According to The Hollywood Reporter, “Filmmaker Robert Mugge has...established himself as the cinema’s foremost music documentarian.” Over the past three-and-a-half decades, Mugge has made dozens of music-related films and TV series, including such acclaimed documentaries as Gospel According to Al Green, Deep Blues, Pride and Joy: The Story of Alligator Records, Hellhounds on My Trail: The Afterlife of Robert Johnson, Last of The Mississippi Jukes, Saxophone Colossus (starring Sonny Rollins), New Orleans Music in Exile, Blues Divas, Deep Sea Blues, The Kingdom of Zydeco and All Jams On Deck.
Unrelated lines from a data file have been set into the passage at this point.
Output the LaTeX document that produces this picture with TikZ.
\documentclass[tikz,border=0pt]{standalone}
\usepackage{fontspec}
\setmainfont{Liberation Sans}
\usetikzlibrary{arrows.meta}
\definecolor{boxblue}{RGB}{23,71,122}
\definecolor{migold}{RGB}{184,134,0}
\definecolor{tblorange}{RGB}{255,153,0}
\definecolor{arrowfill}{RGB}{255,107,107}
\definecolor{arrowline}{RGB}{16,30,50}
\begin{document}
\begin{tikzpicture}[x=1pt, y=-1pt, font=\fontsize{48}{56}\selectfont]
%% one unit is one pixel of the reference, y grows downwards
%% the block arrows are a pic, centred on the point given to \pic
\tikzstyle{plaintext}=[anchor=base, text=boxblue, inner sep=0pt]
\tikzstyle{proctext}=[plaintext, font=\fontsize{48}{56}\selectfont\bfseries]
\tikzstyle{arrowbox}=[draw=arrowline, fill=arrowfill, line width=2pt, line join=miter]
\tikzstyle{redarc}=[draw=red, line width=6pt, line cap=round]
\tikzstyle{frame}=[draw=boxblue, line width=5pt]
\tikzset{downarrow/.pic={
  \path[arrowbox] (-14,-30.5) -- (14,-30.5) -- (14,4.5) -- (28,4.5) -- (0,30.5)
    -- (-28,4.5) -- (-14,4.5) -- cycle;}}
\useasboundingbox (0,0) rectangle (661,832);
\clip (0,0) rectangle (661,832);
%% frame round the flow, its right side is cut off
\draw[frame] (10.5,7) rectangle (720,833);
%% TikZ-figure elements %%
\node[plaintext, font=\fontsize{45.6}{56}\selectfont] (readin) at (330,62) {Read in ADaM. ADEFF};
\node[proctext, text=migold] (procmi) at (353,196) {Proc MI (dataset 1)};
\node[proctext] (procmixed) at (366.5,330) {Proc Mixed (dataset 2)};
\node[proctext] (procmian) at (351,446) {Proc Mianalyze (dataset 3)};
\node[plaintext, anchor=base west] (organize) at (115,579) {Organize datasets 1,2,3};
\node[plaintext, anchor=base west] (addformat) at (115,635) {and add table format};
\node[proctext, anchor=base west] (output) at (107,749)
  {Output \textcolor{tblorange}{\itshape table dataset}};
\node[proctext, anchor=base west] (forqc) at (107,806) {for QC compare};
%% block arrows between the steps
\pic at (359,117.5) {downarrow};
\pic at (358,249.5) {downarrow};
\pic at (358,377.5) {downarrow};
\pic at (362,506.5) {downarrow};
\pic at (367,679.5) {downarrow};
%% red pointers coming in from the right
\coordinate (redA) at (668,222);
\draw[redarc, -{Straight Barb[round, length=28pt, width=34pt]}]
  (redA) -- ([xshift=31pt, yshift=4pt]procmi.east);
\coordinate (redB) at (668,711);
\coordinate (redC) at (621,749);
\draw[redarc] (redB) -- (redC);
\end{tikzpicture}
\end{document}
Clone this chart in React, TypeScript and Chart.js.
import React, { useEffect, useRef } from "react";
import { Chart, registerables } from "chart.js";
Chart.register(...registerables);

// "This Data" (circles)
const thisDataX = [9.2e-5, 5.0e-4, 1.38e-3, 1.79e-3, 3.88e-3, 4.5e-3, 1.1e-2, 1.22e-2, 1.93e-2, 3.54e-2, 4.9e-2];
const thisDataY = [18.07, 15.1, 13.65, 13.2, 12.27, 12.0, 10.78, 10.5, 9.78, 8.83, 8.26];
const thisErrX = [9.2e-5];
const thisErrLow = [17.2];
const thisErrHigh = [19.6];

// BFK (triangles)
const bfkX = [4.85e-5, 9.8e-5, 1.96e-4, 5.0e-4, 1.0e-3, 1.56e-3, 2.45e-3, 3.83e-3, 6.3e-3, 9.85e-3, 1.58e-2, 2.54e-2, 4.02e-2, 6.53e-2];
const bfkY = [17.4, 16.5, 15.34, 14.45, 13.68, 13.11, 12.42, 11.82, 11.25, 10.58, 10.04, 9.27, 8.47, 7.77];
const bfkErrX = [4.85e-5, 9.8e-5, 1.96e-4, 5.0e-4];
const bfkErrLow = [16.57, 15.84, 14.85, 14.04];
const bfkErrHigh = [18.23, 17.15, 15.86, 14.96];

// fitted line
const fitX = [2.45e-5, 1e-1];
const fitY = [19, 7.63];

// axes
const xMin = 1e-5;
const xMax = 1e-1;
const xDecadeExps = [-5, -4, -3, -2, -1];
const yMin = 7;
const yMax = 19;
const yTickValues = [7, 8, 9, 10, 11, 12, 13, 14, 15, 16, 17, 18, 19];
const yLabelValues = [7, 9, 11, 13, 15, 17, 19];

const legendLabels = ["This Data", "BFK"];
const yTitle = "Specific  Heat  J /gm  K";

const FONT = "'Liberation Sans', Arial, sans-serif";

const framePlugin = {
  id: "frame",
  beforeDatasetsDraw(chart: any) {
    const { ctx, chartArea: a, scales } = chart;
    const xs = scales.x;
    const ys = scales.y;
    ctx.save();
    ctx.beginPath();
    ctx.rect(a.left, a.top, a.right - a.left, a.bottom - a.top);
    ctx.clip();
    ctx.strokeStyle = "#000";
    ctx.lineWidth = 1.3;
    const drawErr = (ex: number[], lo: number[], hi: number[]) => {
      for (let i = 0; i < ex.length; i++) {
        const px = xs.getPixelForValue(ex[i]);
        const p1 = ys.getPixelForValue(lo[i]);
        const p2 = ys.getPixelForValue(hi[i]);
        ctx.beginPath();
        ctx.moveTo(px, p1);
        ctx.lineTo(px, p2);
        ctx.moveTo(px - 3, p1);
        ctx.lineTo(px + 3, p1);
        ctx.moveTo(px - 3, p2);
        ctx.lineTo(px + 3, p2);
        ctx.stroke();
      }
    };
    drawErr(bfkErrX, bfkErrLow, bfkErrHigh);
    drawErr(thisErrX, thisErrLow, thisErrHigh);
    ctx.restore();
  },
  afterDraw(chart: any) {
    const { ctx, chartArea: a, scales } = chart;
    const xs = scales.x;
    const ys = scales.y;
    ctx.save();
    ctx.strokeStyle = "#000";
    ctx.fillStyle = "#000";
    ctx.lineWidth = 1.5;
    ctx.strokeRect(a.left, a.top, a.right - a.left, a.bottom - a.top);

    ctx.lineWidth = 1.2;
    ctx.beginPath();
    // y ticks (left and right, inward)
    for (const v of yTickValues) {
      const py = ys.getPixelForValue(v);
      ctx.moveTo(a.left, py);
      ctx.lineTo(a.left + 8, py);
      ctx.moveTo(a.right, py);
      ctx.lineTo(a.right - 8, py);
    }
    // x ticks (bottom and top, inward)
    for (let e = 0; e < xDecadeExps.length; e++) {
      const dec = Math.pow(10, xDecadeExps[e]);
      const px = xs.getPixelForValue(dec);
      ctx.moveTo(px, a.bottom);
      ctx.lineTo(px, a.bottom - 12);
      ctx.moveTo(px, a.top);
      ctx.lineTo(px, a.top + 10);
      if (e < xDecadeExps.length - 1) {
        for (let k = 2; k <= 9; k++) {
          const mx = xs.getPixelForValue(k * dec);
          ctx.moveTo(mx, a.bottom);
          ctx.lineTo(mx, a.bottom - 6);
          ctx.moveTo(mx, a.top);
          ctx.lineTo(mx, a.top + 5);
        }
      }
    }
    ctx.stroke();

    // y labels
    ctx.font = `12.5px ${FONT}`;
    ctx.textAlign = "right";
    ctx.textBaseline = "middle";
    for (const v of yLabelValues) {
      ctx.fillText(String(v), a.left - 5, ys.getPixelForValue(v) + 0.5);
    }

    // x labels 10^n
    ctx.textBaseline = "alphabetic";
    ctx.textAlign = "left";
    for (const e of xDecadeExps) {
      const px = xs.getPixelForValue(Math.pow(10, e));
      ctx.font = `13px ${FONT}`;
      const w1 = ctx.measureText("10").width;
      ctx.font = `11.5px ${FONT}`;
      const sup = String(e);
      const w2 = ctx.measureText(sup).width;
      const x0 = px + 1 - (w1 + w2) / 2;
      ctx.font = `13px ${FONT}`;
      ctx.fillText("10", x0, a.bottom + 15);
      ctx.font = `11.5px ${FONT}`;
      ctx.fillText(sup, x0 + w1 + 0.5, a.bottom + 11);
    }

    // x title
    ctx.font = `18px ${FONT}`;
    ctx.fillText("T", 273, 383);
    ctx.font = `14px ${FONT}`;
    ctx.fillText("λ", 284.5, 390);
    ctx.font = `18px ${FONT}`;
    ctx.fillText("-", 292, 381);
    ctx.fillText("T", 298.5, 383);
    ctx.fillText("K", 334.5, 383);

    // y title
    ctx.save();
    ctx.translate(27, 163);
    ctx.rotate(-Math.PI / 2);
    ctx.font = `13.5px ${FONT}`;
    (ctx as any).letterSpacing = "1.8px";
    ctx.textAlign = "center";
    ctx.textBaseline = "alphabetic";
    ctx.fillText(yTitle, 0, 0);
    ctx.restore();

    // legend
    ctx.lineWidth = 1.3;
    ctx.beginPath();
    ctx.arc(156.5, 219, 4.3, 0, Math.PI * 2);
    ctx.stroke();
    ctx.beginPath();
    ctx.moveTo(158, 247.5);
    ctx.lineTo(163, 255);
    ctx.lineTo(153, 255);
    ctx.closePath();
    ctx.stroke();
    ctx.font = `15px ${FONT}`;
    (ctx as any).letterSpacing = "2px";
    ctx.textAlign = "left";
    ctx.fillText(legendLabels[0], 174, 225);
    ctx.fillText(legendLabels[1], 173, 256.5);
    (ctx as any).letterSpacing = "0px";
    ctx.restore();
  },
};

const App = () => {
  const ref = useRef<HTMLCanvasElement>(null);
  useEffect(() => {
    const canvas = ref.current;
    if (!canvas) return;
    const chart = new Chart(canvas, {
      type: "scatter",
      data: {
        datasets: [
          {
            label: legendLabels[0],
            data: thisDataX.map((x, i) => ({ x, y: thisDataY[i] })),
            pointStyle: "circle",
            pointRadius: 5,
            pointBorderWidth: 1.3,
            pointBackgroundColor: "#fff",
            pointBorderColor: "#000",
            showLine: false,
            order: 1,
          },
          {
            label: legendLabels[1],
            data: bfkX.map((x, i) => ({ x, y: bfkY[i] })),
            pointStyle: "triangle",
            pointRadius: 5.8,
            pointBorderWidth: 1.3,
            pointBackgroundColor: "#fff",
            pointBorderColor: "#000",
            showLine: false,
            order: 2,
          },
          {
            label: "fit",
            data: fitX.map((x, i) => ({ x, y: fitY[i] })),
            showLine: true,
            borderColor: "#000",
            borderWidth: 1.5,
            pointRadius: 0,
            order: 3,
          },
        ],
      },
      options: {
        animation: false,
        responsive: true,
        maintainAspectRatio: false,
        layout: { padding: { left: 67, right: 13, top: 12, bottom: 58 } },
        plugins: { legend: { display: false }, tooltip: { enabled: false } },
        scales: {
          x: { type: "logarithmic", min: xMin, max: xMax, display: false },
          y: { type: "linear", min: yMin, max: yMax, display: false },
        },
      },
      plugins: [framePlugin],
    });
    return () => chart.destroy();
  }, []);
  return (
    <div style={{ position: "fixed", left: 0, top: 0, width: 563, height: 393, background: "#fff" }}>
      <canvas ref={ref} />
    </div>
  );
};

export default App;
Big Shoes was produced by Mugge and his partner Diana Zelman, and the film's central performance was recorded and mixed by Mugge's Ball State colleague Stan Sollars.

“As the film's title suggests, my primary goal with this film was to demonstrate how Ted simultaneously honors the past masters of blues while also seeking to extend their remarkable legacy,” says Robert Mugge in the album’s liner notes. “Like our late friend and major influence Robert Palmer - known best as the author of the extraordinary book Deep Blues and collaborator with me on the film of the same name - Ted does this both as a perceptive journalist and as a powerful performer. I believe you'll find ample evidence of both on the DVD, assuming it doesn't spontaneously combust on its way to your player. I say that because, yes, above all else, the playing of Scissormen is simply incendiary.”

Scissormen will tour extensively in support of Big Shoes: Walking and Talking the Blues.